Aboobaker menekankan bahwa perubahan iklim adalah keadaan darurat global yang menuntut aksi segera. Ia memperkenalkan konsep carbon credit, yaitu satu kredit yang mewakili pengurangan atau penghilangan satu ton emisi CO2, yang bisa dihasilkan dari penggunaan energi terbarukan, pengelolaan limbah, hingga penghijauan.
Menurutnya, kampus memiliki kontribusi besar pada jejak karbon, mulai konsumsi listrik, transportasi, kantin, konstruksi, hingga limbah. Karena itu, mahasiswa didorong melakukan aksi sederhana seperti menggunakan botol minum isi ulang, mengurangi plastik sekali pakai, berbagi transportasi, hingga terlibat dalam audit limbah.
“Bandung bahkan bisa menjadi pemimpin kampus berbasis carbon credit di Asia Tenggara, dengan target ambisius menuju Carbon Credit Campus 2030,” tegasnya.
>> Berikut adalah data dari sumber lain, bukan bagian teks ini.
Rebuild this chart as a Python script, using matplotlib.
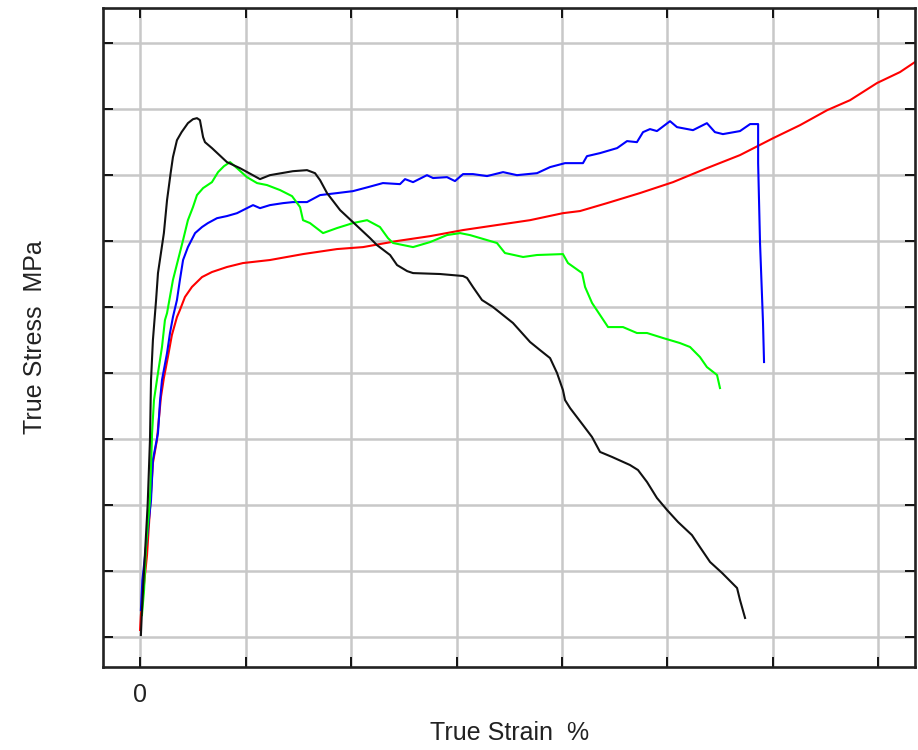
import matplotlib.pyplot as plt

# true strain (%) / true stress (MPa)
black_x = [0.02, 0.07, 0.17, 0.34, 0.45, 0.50, 0.59, 0.74, 0.83, 1.11, 1.26, 1.43, 1.54, 1.73,
           1.95, 2.25, 2.49, 2.68, 2.82, 2.97, 3.06, 3.39, 4.10, 4.72, 5.67, 6.14, 7.23, 7.90,
           8.28, 8.52, 8.85, 9.47, 10.08, 10.89, 11.22, 11.84, 12.17, 12.65, 12.93, 14.21,
           15.30, 15.49, 15.77, 16.20, 16.72, 17.67, 18.48, 18.95, 19.43, 19.76, 20.04, 20.14,
           20.38, 20.99, 21.42, 21.80, 22.37, 23.22, 23.60, 24.03, 24.50, 24.98, 25.50, 26.16,
           26.54, 27.02, 27.59, 28.30, 28.44, 28.68]
black_y = [1.3, 20.2, 50.5, 99.8, 149.0, 194.5, 224.8, 255.1, 275.5, 305.8, 330.8, 351.2, 363.4,
           376.2, 382.3, 389.1, 392.1, 392.9, 391.4, 378.5, 374.7, 370.2, 359.6, 355.0, 346.7,
           349.7, 352.7, 353.5, 351.2, 345.9, 336.1, 323.2, 314.1, 302.0, 296.7, 289.2, 281.6,
           277.0, 275.5, 274.8, 273.3, 271.8, 265.0, 255.1, 249.8, 237.7, 223.3, 217.2, 211.1,
           199.8, 186.9, 179.3, 173.2, 160.4, 151.3, 140.0, 136.2, 130.1, 126.3, 117.2, 105.1,
           96.0, 86.9, 77.0, 67.9, 56.6, 48.3, 36.9, 27.8, 14.2]

green_x = [0.07, 0.17, 0.26, 0.45, 0.55, 0.64, 0.83, 1.02, 1.16, 1.26, 1.54, 1.78, 2.02, 2.25,
           2.49, 2.68, 2.97, 3.39, 3.68, 3.96, 4.25, 4.58, 5.05, 5.53, 6.00, 6.62, 7.19, 7.57,
           7.71, 8.04, 8.66, 9.32, 10.08, 10.75, 11.36, 11.74, 11.98, 12.93, 13.74, 14.54,
           15.16, 15.63, 16.44, 16.91, 17.29, 18.15, 18.81, 20.04, 20.28, 20.95, 21.09, 21.42,
           22.18, 22.89, 23.55, 24.03, 24.79, 25.59, 26.07, 26.54, 26.87, 27.35, 27.49]
green_y = [16.4, 35.4, 67.9, 103.5, 154.3, 179.3, 199.8, 219.5, 239.9, 245.2, 270.3, 285.4,
           300.5, 315.6, 325.5, 334.6, 339.9, 344.4, 352.0, 356.5, 359.6, 355.0, 348.2, 343.7,
           342.2, 338.4, 333.8, 325.5, 315.6, 313.4, 305.8, 309.6, 313.4, 315.6, 310.4, 302.0,
           298.3, 295.2, 299.0, 304.3, 305.8, 304.3, 300.5, 298.3, 290.7, 287.7, 289.2, 289.9,
           283.1, 275.5, 265.0, 252.9, 234.6, 234.6, 230.1, 230.1, 226.3, 222.5, 219.5, 211.9,
           204.3, 198.3, 188.4]

blue_x = [0.02, 0.09, 0.40, 0.50, 0.59, 0.83, 0.93, 1.02, 1.26, 1.40, 1.54, 1.73, 1.87, 2.02,
          2.25, 2.59, 2.92, 3.20, 3.63, 4.10, 4.58, 5.05, 5.34, 5.67, 6.14, 6.76, 7.23, 7.90,
          8.52, 9.32, 10.08, 10.79, 11.50, 12.31, 12.55, 12.93, 13.59, 13.88, 14.54, 14.92,
          15.30, 15.77, 16.44, 17.20, 17.86, 18.81, 19.43, 20.14, 20.99, 21.18, 21.80, 22.61,
          23.08, 23.55, 23.84, 24.17, 24.50, 25.12, 25.45, 26.21, 26.87, 27.25, 27.63, 28.44,
          28.92, 29.30, 29.30, 29.39, 29.53, 29.58]
blue_y = [20.2, 42.9, 88.4, 103.5, 133.9, 154.3, 179.3, 194.5, 214.9, 230.1, 242.2, 255.1, 270.3,
          285.4, 295.2, 305.8, 310.4, 313.4, 317.1, 318.7, 320.9, 324.7, 327.0, 324.7, 327.0,
          328.5, 329.3, 329.3, 334.6, 336.1, 337.6, 340.6, 343.7, 342.9, 346.7, 344.4, 349.7,
          347.5, 348.2, 345.2, 350.5, 350.5, 349.0, 352.0, 349.7, 351.2, 355.8, 358.8, 358.8,
          364.1, 366.4, 370.2, 375.5, 374.7, 382.3, 384.6, 383.1, 390.6, 386.1, 383.8, 389.1,
          382.3, 380.8, 383.1, 388.4, 388.4, 358.8, 298.3, 238.4, 208.1]

red_x = [-0.02, 0.02, 0.31, 0.59, 0.78, 0.97, 1.11, 1.30, 1.49, 1.73, 1.87, 2.11, 2.44, 2.92,
         3.39, 4.10, 4.86, 6.14, 7.71, 9.32, 10.56, 12.17, 13.74, 15.30, 16.91, 18.48, 20.04,
         20.85, 22.13, 23.69, 25.26, 26.87, 28.44, 30.01, 31.29, 32.57, 33.66, 34.94, 36.03,
         36.74, 37.2]
red_y = [5.1, 16.4, 61.9, 131.6, 149.0, 181.5, 196.0, 211.9, 228.6, 242.2, 247.5, 257.4, 265.0,
         272.5, 276.3, 280.1, 283.1, 285.4, 289.9, 293.7, 295.2, 299.8, 303.5, 308.1, 311.9,
         315.6, 320.9, 322.5, 328.5, 336.1, 344.4, 355.0, 364.9, 377.7, 387.6, 398.9, 406.5,
         419.5, 427.8, 435.4, 439.2]

x_ticks = [0, 5, 10, 15, 20, 25, 30, 35]
y_ticks = [0, 50, 100, 150, 200, 250, 300, 350, 400, 450]

plt.rcParams['font.family'] = ['Liberation Sans', 'DejaVu Sans']

fig = plt.figure(figsize=(9.18, 7.5), dpi=100)
ax = fig.add_axes([0.1125, 0.1111, 0.8842, 0.8778])

ax.plot(red_x, red_y, color='#ff0000', lw=1.5)
ax.plot(blue_x, blue_y, color='#0000ff', lw=1.5)
ax.plot(green_x, green_y, color='#00ff00', lw=1.5)
ax.plot(black_x, black_y, color='#111111', lw=1.5)

ax.set_xlim(-1.765, 36.74)
ax.set_ylim(-22.7, 476.1)
ax.set_xticks(x_ticks)
ax.set_xticklabels(['0'] + [''] * (len(x_ticks) - 1))
ax.set_yticks(y_ticks)
ax.set_yticklabels([])
ax.grid(True, color='#c8c8c8', lw=1.8)
ax.set_axisbelow(True)
ax.tick_params(direction='in', length=7, width=1.4, color='#111111',
               top=True, right=True, labelsize=18, pad=12, labelcolor='#222222')
for s in ax.spines.values():
    s.set_linewidth(1.9)
    s.set_color('#222222')

ax.set_xlabel('True Strain  %', fontsize=18, color='#222222')
ax.xaxis.set_label_coords(0.5, -0.083)
ax.set_ylabel('True Stress  MPa', fontsize=18, color='#222222')
ax.yaxis.set_label_coords(-0.069, 0.5)

fig.savefig('out.png', dpi=100)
Sementara itu, Rose Fatmadewi, dosen sekaligus konsultan perencanaan wilayah dan kota Unisba, menekankan pentingnya menghubungkan teknologi, alam, dan perencanaan kota berbasis manusia. Ia menyoroti bagaimana konsep biophilic city dan strategi urban resilience bisa menjadi model bagi kota-kota di Indonesia.